5. Accountability for Outcomes
- Treat implementation as integral to policy, not an afterthought.
- Own delivery quality within remit and escalate risks early.
- Avoid shifting blame between departments, contractors, and ministers as a substitute for learning.
Behaviour Locked to the Proposed Structure
This Charter assumes an operating model with:
- Functional Civil Service Groups (domain competence), and
- a National Strategy & Priorities spine (coherence and discipline), plus
- a deployable Delivery Corps (programme/commercial/digital/ops capability).
Civil servants in this model commit to:
A. Two-Axis Accountability
Each functional group is accountable:
- to ministers for lawful direction and priorities; and
- to the central spine for:
- strategy coherence,
- budget alignment,
- value-for-money discipline,
- delivery assurance,
- and institutional memory.
This prevents silo drift and makes trade-offs visible.
B. Strategy-to-Budget Traceability
Civil servants will ensure major work is traceable through:
Purpose → Strategy → Budget Line → Delivery Plan → Outcomes → Review
Where traceability cannot be established, civil servants must flag it and propose corrective action.
C. Delivery Discipline as Professional Duty
Civil servants must:
- specify milestones, owners, and deliverables for major programmes;
- maintain red/amber/green visibility for delivery risks;
- prevent “announce and move on” government by requiring delivery evidence.
D. Value for Money as a Moral Obligation
Civil servants will:
- treat public expenditure as stewardship, not entitlement;
- quantify costs, benefits, risks, and opportunity costs where practicable;
- resist wasteful duplication and perpetual pilots;
- recommend stopping or redesigning programmes that cannot demonstrate value.

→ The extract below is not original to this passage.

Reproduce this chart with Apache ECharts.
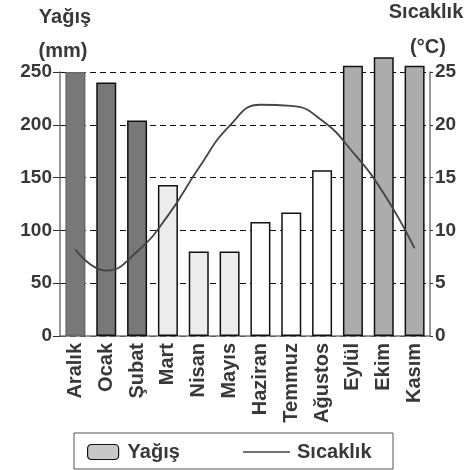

E. Institutional Memory and Decision Records
For major decisions and programmes, civil servants will keep accessible records of:
- options considered;
- criteria used;
- trade-offs accepted;
- assumptions and uncertainties;
- triggers for review or reversal.
A system without memory repeats expensive mistakes.
Standards for Advice to Ministers
Civil servants must ensure advice is:
- clear (what decision is required),
- complete (credible alternatives included),
- honest (risks and constraints explicit),
- testable (criteria and evidence visible),
- implementable (delivery pathway stated),
- auditable (reasons and trade-offs recorded).
The purpose of advice is not to produce paperwork.
It is to enable competent decisions and delivery.
Escalation, Dissent, and Integrity
Civil servants must escalate when:
- legality is in doubt;
- material facts are being ignored;
- delivery risk is being concealed;
- value for money is clearly failing;
- or institutional standards are being overridden without reason.
Escalation is not disloyalty.
It is professional duty.
Competence and Professional Development
Civil servants should be appointed, trained, and promoted on:
- demonstrable competence in the relevant governance function;
- delivery performance and stewardship;
- and contribution to institutional capability and memory.
Rotation must not substitute for expertise.
A Public-Facing Standard
This Charter exists to make one question unavoidable:
Is the permanent state enabling lawful, competent, economical governance — and making trade-offs and outcomes visible?
If not, reform is required regardless of intent.
Closing Principle
The Civil Service must never govern in place of elected authority.
But it must also never enable drift, waste, or evasion through silence.
Professional candour + delivery discipline + stewardship of public money are the minimum conditions of credible governance.